§ **Short exercise**
Count how many lines below include the string "this", and give that number without anything else.

──────── Records for processing ────────

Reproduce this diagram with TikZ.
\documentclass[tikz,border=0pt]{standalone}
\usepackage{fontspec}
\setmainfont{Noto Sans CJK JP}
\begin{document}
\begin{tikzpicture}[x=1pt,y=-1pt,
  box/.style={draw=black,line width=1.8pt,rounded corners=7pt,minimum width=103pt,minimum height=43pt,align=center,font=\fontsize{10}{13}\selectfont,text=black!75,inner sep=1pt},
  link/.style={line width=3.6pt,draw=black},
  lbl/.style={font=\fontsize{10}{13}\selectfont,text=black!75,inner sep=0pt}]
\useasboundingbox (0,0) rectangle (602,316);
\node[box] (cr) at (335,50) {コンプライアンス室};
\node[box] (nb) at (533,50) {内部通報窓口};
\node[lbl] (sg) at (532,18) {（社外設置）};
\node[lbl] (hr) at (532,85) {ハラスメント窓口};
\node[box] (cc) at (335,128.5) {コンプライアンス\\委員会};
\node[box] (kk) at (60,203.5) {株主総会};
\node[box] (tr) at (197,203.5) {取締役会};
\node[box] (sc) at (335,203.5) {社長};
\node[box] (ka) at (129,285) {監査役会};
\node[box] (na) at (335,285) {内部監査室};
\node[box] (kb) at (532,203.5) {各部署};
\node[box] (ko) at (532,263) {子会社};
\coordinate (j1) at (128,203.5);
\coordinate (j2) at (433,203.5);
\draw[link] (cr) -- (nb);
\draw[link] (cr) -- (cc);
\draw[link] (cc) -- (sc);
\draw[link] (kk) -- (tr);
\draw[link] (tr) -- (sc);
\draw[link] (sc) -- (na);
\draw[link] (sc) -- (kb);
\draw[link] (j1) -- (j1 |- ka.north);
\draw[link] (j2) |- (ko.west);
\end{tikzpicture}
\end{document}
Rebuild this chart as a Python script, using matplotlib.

────────

§ **Completed task**
2